🤖 AI Summary
Diffusion-based policies suffer from poor generalization and low sample efficiency in robotic control. To address this, we propose a lightweight symmetry-incorporation method that avoids the complexity of fully equivariant networks. Our approach leverages two key insights: (i) theoretical proof that “eye-in-hand” perception combined with relative action parameterization is inherently SE(3)-invariant; and (ii) a synergistic fusion mechanism integrating frame averaging with an equivariant visual encoder, coupled with relative trajectory representation and pretrained feature extraction. The resulting architecture remains computationally lightweight and conceptually simple, yet matches or surpasses fully equivariant baselines in performance. Empirically, it achieves significant improvements in both generalization—across diverse robot poses and unseen environments—and sample efficiency—requiring fewer environment interactions to reach comparable policy performance.
📝 Abstract
Recently, equivariant neural networks for policy learning have shown promising improvements in sample efficiency and generalization, however, their wide adoption faces substantial barriers due to implementation complexity. Equivariant architectures typically require specialized mathematical formulations and custom network design, posing significant challenges when integrating with modern policy frameworks like diffusion-based models. In this paper, we explore a number of straightforward and practical approaches to incorporate symmetry benefits into diffusion policies without the overhead of full equivariant designs. Specifically, we investigate (i) invariant representations via relative trajectory actions and eye-in-hand perception, (ii) integrating equivariant vision encoders, and (iii) symmetric feature extraction with pretrained encoders using Frame Averaging.
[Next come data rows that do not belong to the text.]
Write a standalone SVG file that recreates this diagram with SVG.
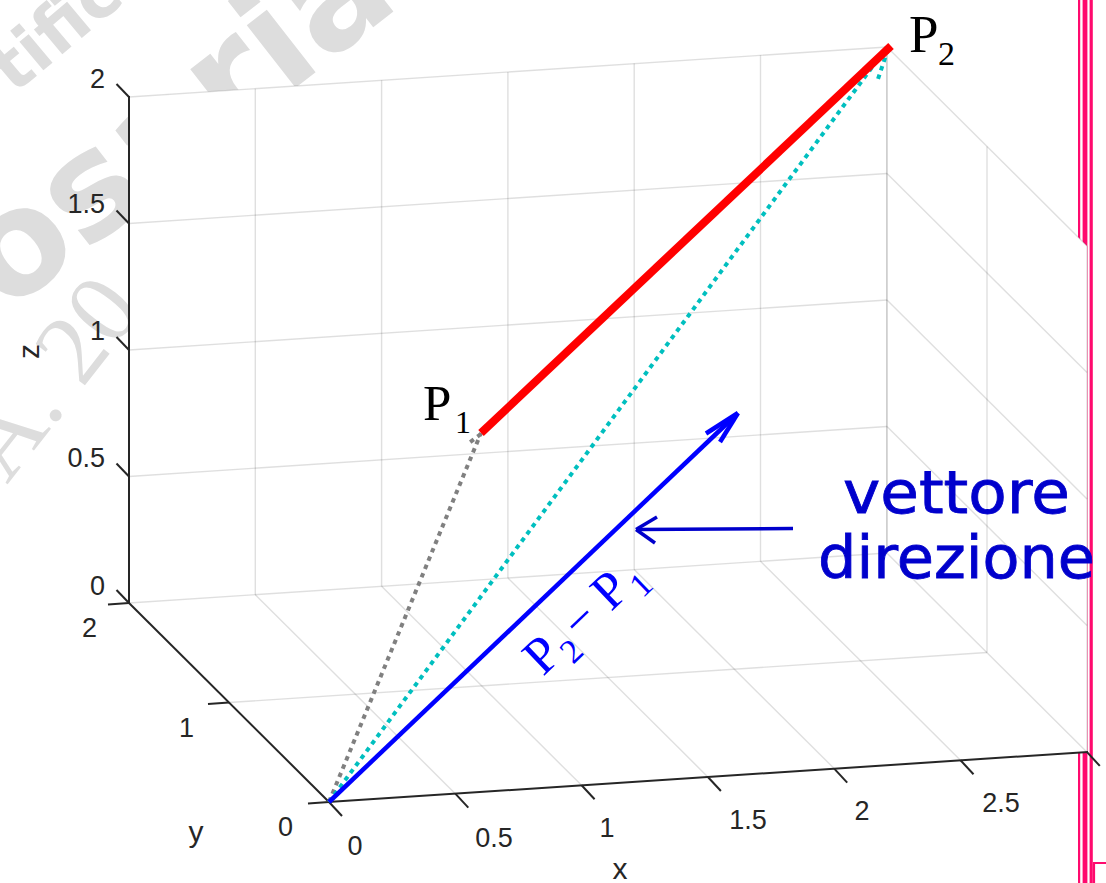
<svg xmlns="http://www.w3.org/2000/svg" width="1106" height="883" viewBox="0 0 1106 883">
<style>
.wm{fill:#dddddd;font-family:"DejaVu Sans",sans-serif;font-weight:bold}
.wms{fill:#dddddd;font-family:"Liberation Serif",serif}
.pink{fill:#ff0a6e}
.grid{stroke:#262626;stroke-opacity:0.15;stroke-width:1.4;fill:none}
.ax{stroke:#262626;stroke-width:2;fill:none;stroke-linecap:butt}
.tk{stroke:#262626;stroke-width:2;fill:none}
.tl{fill:#262626;font-family:"Liberation Sans",Arial,sans-serif;font-size:27px}
.al{fill:#262626;font-family:"Liberation Sans",Arial,sans-serif;font-size:30px}
.pt{fill:#000;font-family:"Liberation Serif","Times New Roman",serif}
.bt{fill:#0000ff;font-family:"Liberation Serif","Times New Roman",serif}
.ann{fill:#0000cc;font-family:"DejaVu Sans",sans-serif;font-size:58px;stroke:#0000cc;stroke-width:0.8}
.dot{fill:none;stroke-width:4;stroke-dasharray:4.5 4.5}
</style>

<g id="watermark">
  <text class="wm" font-size="68" transform="translate(14,95) rotate(-40)">tifica</text>
  <text class="wm" font-size="145" transform="translate(6,314) rotate(-38)">osaria</text>
  <text class="wms" font-size="100" transform="translate(7,485) rotate(-52)">A. 20</text>
</g>

<g id="page-frame">
  <rect class="pink" x="1078" y="0" width="2.2" height="883"/>
  <rect class="pink" x="1082.6" y="0" width="4.8" height="883"/>
  <rect class="pink" x="1089.6" y="0" width="3.2" height="883"/>
  <path d="M1094,883 V863 H1106" fill="none" stroke="#ff0a6e" stroke-width="2.2"/>
</g>

<g id="plot-box">
  <polygon points="129,97 887,47 1087,246 1087,752 329,802 129,603" fill="#ffffff"/>
</g>

<g id="grid">
  <line class="grid" x1="129" y1="603" x2="887" y2="553"/>
  <line class="grid" x1="129" y1="476.5" x2="887" y2="426.5"/>
  <line class="grid" x1="129" y1="350" x2="887" y2="300"/>
  <line class="grid" x1="129" y1="223.5" x2="887" y2="173.5"/>
  <line class="grid" x1="129" y1="97" x2="887" y2="47"/>
  <line class="grid" x1="255.3" y1="594.65" x2="255.3" y2="88.65"/>
  <line class="grid" x1="381.6" y1="586.3" x2="381.6" y2="80.3"/>
  <line class="grid" x1="507.9" y1="577.95" x2="507.9" y2="71.95"/>
  <line class="grid" x1="634.2" y1="569.6" x2="634.2" y2="63.6"/>
  <line class="grid" x1="760.5" y1="561.25" x2="760.5" y2="55.25"/>
  <line class="grid" x1="886.8" y1="552.9" x2="886.8" y2="46.9"/>
  <line class="grid" x1="455.3" y1="793.65" x2="255.3" y2="594.65"/>
  <line class="grid" x1="581.6" y1="785.3" x2="381.6" y2="586.3"/>
  <line class="grid" x1="707.9" y1="776.95" x2="507.9" y2="577.95"/>
  <line class="grid" x1="834.2" y1="768.6" x2="634.2" y2="569.6"/>
  <line class="grid" x1="960.5" y1="760.25" x2="760.5" y2="561.25"/>
  <line class="grid" x1="1086.8" y1="751.9" x2="886.8" y2="552.9"/>
  <line class="grid" x1="229" y1="702.5" x2="987" y2="652.5"/>
  <line class="grid" x1="887" y1="426.5" x2="1087" y2="625.5"/>
  <line class="grid" x1="887" y1="300" x2="1087" y2="499"/>
  <line class="grid" x1="887" y1="173.5" x2="1087" y2="372.5"/>
  <line class="grid" x1="887" y1="47" x2="1087" y2="246"/>
  <line class="grid" x1="987" y1="652.5" x2="987" y2="146.5"/>
  <line class="grid" x1="1087" y1="752" x2="1087" y2="246"/>
  <line class="grid" x1="887" y1="553" x2="887" y2="47"/>
</g>

<g id="axes">
  <line class="ax" x1="129" y1="604" x2="129" y2="96"/>
  <line class="ax" x1="329" y1="802" x2="129" y2="603"/>
  <line class="ax" x1="328" y1="802" x2="1088" y2="752"/>
  <line class="tk" x1="129" y1="603" x2="116.5" y2="590"/>
  <line class="tk" x1="129" y1="476.5" x2="116.5" y2="463.5"/>
  <line class="tk" x1="129" y1="350" x2="116.5" y2="337"/>
  <line class="tk" x1="129" y1="223.5" x2="116.5" y2="210.5"/>
  <line class="tk" x1="129" y1="97" x2="116.5" y2="84"/>
  <line class="tk" x1="329" y1="802" x2="308" y2="803.4"/>
  <line class="tk" x1="229" y1="702.5" x2="208" y2="703.9"/>
  <line class="tk" x1="129" y1="603" x2="108" y2="604.4"/>
  <line class="tk" x1="329" y1="802" x2="342" y2="816"/>
  <line class="tk" x1="455.3" y1="793.65" x2="468.3" y2="807.65"/>
  <line class="tk" x1="581.6" y1="785.3" x2="594.6" y2="799.3"/>
  <line class="tk" x1="707.9" y1="776.95" x2="720.9" y2="790.95"/>
  <line class="tk" x1="834.2" y1="768.6" x2="847.2" y2="782.6"/>
  <line class="tk" x1="960.5" y1="760.25" x2="973.5" y2="774.25"/>
  <line class="tk" x1="1086.8" y1="751.9" x2="1099.8" y2="765.9"/>
</g>

<g id="tick-labels">
  <text class="tl" x="105" y="88" text-anchor="end">2</text>
  <text class="tl" x="105" y="213" text-anchor="end">1.5</text>
  <text class="tl" x="105" y="340" text-anchor="end">1</text>
  <text class="tl" x="105" y="467" text-anchor="end">0.5</text>
  <text class="tl" x="105" y="595" text-anchor="end">0</text>
  <text class="tl" x="97" y="637" text-anchor="end">2</text>
  <text class="tl" x="194" y="737" text-anchor="end">1</text>
  <text class="tl" x="293" y="836" text-anchor="end">0</text>
  <text class="tl" x="355" y="855" text-anchor="middle">0</text>
  <text class="tl" x="494" y="847" text-anchor="middle">0.5</text>
  <text class="tl" x="607" y="837" text-anchor="middle">1</text>
  <text class="tl" x="748" y="829" text-anchor="middle">1.5</text>
  <text class="tl" x="862" y="820" text-anchor="middle">2</text>
  <text class="tl" x="1001" y="812" text-anchor="middle">2.5</text>
  <text class="al" x="196" y="842" text-anchor="middle">y</text>
  <text class="al" x="620" y="879" text-anchor="middle">x</text>
  <text class="al" text-anchor="middle" transform="translate(39,351.5) rotate(-90)">z</text>
</g>

<g id="connectors">
  <line id="op1" class="dot" stroke="#808080" x1="329" y1="802" x2="481" y2="433"/>
  <line class="dot" stroke="#808080" x1="481" y1="434" x2="469" y2="443"/>
  <line id="op2" class="dot" stroke="#00bfbf" x1="329" y1="802" x2="887" y2="47"/>
  <line class="dot" stroke="#00bfbf" x1="888" y1="49" x2="877" y2="82"/>
  <line id="segment" x1="481" y1="433" x2="891" y2="46" stroke="#ff0000" stroke-width="8"/>
  <g id="vector" stroke="#0000ff" stroke-width="4.5" fill="none" stroke-linecap="butt">
    <line x1="329" y1="802" x2="737" y2="414"/>
    <line x1="738" y1="413" x2="706" y2="433.5"/>
    <line x1="738" y1="413" x2="720" y2="442"/>
  </g>
  <g id="annotation-arrow" stroke="#0000cc" stroke-width="3.5" fill="none">
    <line x1="793" y1="528.5" x2="637" y2="529.5"/>
    <line x1="636" y1="529.5" x2="657" y2="517"/>
    <line x1="636" y1="529.5" x2="655" y2="543"/>
  </g>
</g>

<g id="P1">
  <text class="pt" x="423" y="420" font-size="51">P</text>
  <text class="pt" x="455" y="433" font-size="32">1</text>
</g>
<g id="P2">
  <text class="pt" x="909" y="52" font-size="53">P</text>
  <text class="pt" x="938" y="65" font-size="34">2</text>
</g>
<g id="vector-label" transform="translate(543,677) rotate(-43.6)">
  <text class="bt" x="0" y="0" font-size="52">P</text>
  <text class="bt" x="30" y="12" font-size="34">2</text>
  <text class="bt" x="52" y="0" font-size="50">−</text>
  <text class="bt" x="94" y="0" font-size="52">P</text>
  <text class="bt" x="126" y="12" font-size="34">1</text>
</g>
<g id="annotation-text">
  <text class="ann" x="843" y="513" textLength="227" lengthAdjust="spacingAndGlyphs">vettore</text>
  <text class="ann" x="818" y="578" textLength="277" lengthAdjust="spacingAndGlyphs">direzione</text>
</g>
</svg>
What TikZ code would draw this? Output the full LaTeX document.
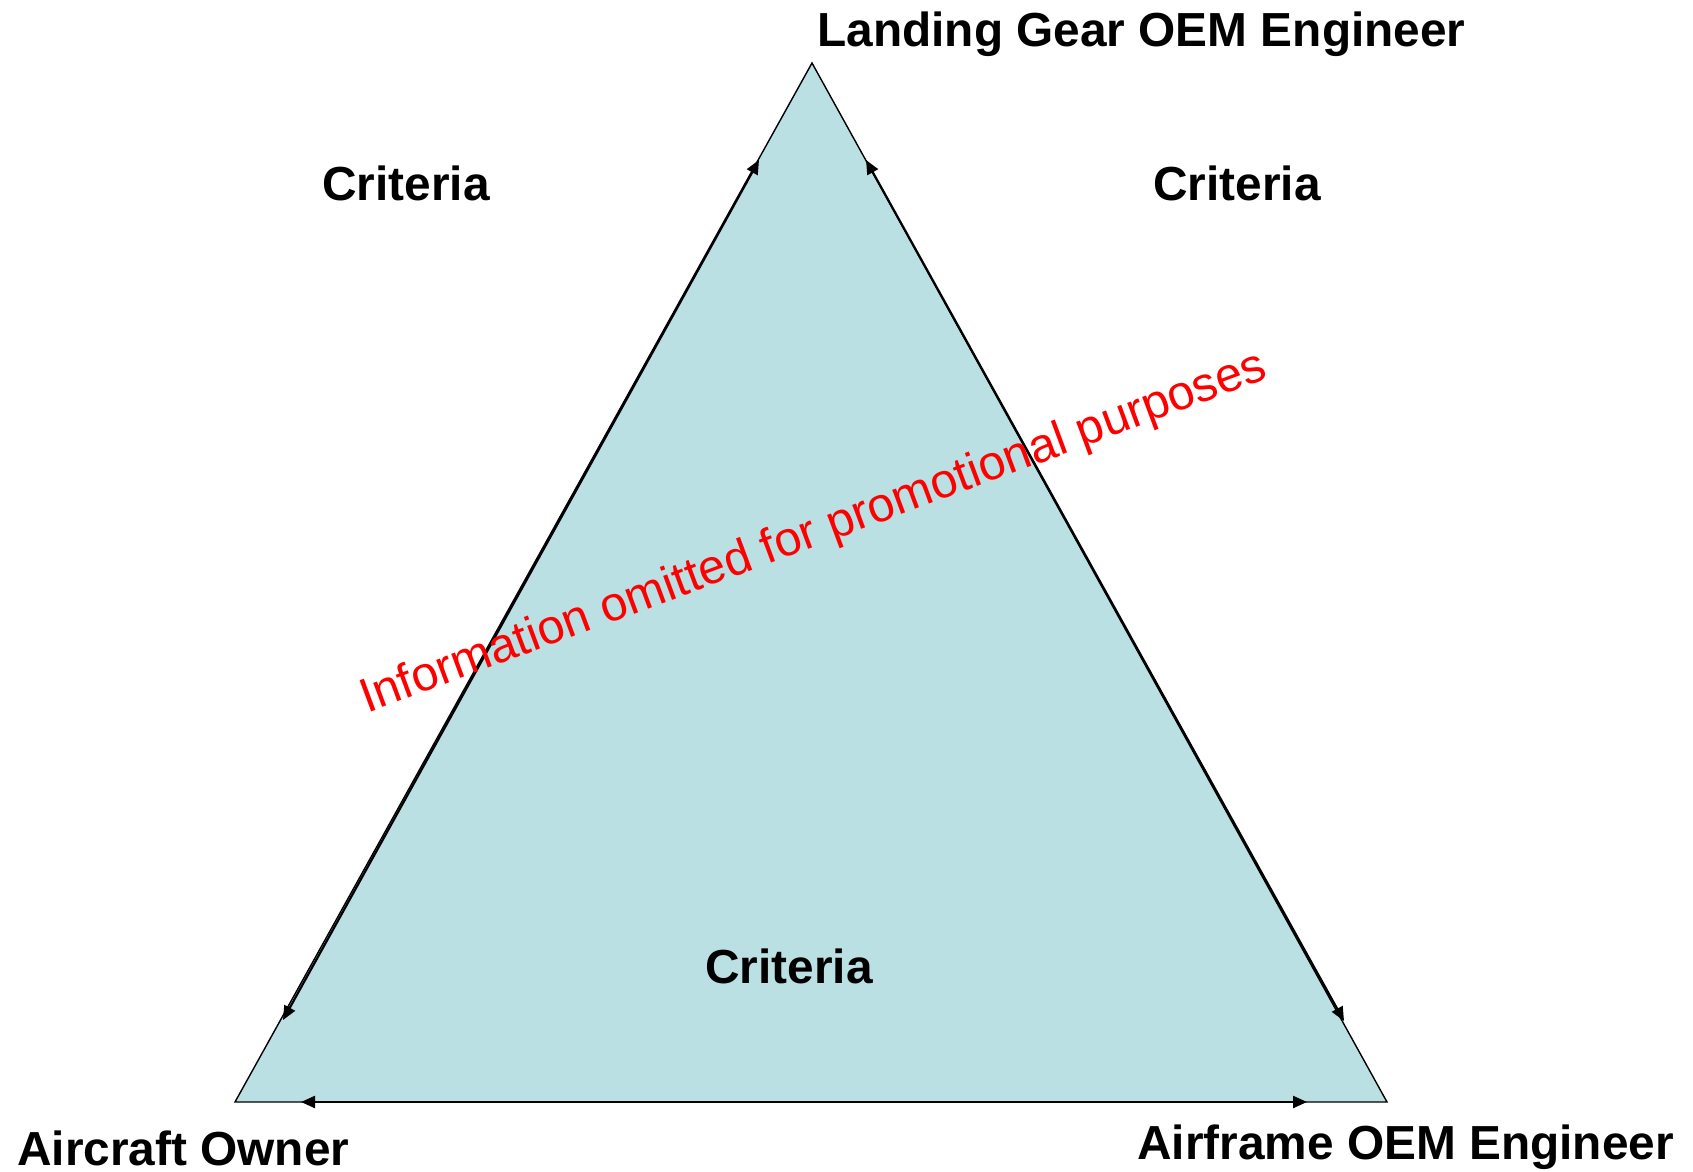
\documentclass[tikz,border=0pt]{standalone}
\usepackage{fontspec}
\setmainfont{Liberation Sans}
\usetikzlibrary{arrows.meta}
\definecolor{trifill}{HTML}{BAE0E3}
\definecolor{notered}{HTML}{FF0000}
\tikzset{
  lbl/.style={font=\fontsize{23.9}{28}\selectfont\bfseries, inner sep=0pt, anchor=base west},
  note/.style={font=\fontsize{24.2}{28}\selectfont, text=notered, inner sep=0pt, rotate=20.4},
  sidearrow/.style={line width=1.1pt, {Triangle[length=7pt,width=6pt]}-{Triangle[length=7pt,width=6pt]}},
  edge/.style={line width=0.7pt, line join=miter}
}
\begin{document}
\begin{tikzpicture}[x=0.5pt,y=-0.5pt]
\useasboundingbox (0,0) rectangle (1693,1172);
% triangle vertices
\coordinate (T) at (812,63);
\coordinate (L) at (235,1102);
\coordinate (R) at (1387,1102);
\filldraw[fill=trifill, draw=black, edge] (T) -- (L) -- (R) -- cycle;
% arrow end points
\coordinate (la) at (759,160);
\coordinate (lb) at (283,1020);
\coordinate (ra) at (866,160);
\coordinate (rb) at (1344,1021);
\coordinate (ba) at (301,1102);
\coordinate (bb) at (1307,1102);
\draw[sidearrow] (la) -- (lb);
\draw[sidearrow] (ra) -- (rb);
\draw[sidearrow] (ba) -- (bb);
% labels
\node[lbl] (top) at (817,47) {Landing Gear OEM Engineer};
\node[lbl] (cl) at (322,200) {Criteria};
\node[lbl] (cr) at (1153,200) {Criteria};
\node[lbl] (cb) at (705,983) {Criteria};
\node[lbl] (owner) at (17,1165) {Aircraft Owner};
\node[lbl] (airframe) at (1137,1159) {Airframe OEM Engineer};
\node[note] (info) at (814,534) {Information omitted for promotional purposes};
\end{tikzpicture}
\end{document}
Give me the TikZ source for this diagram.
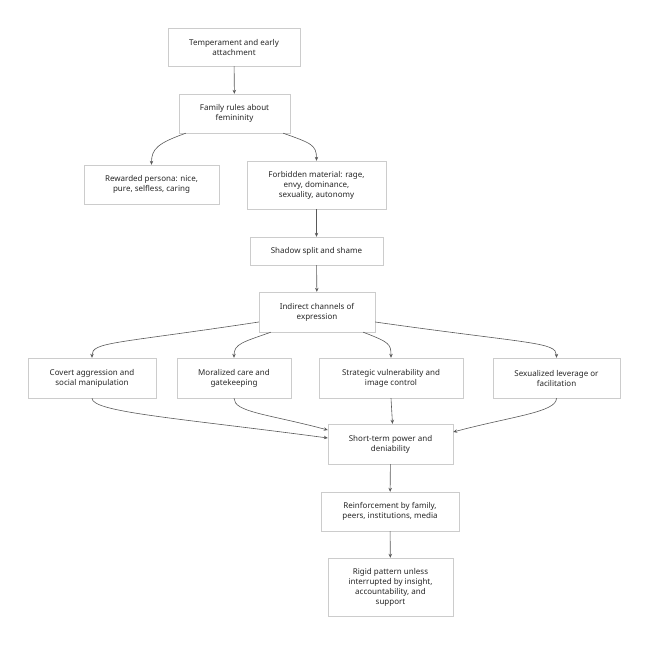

We first prove that combining eye-in-hand perception with relative or delta action parameterization yields inherent SE(3)-invariance, thus improving policy generalization. We then perform a systematic experimental study on those design choices for integrating symmetry in diffusion policies, and conclude that an invariant representation with equivariant feature extraction significantly improves the policy performance. Our method achieves performance on par with or exceeding fully equivariant architectures while greatly simplifying implementation.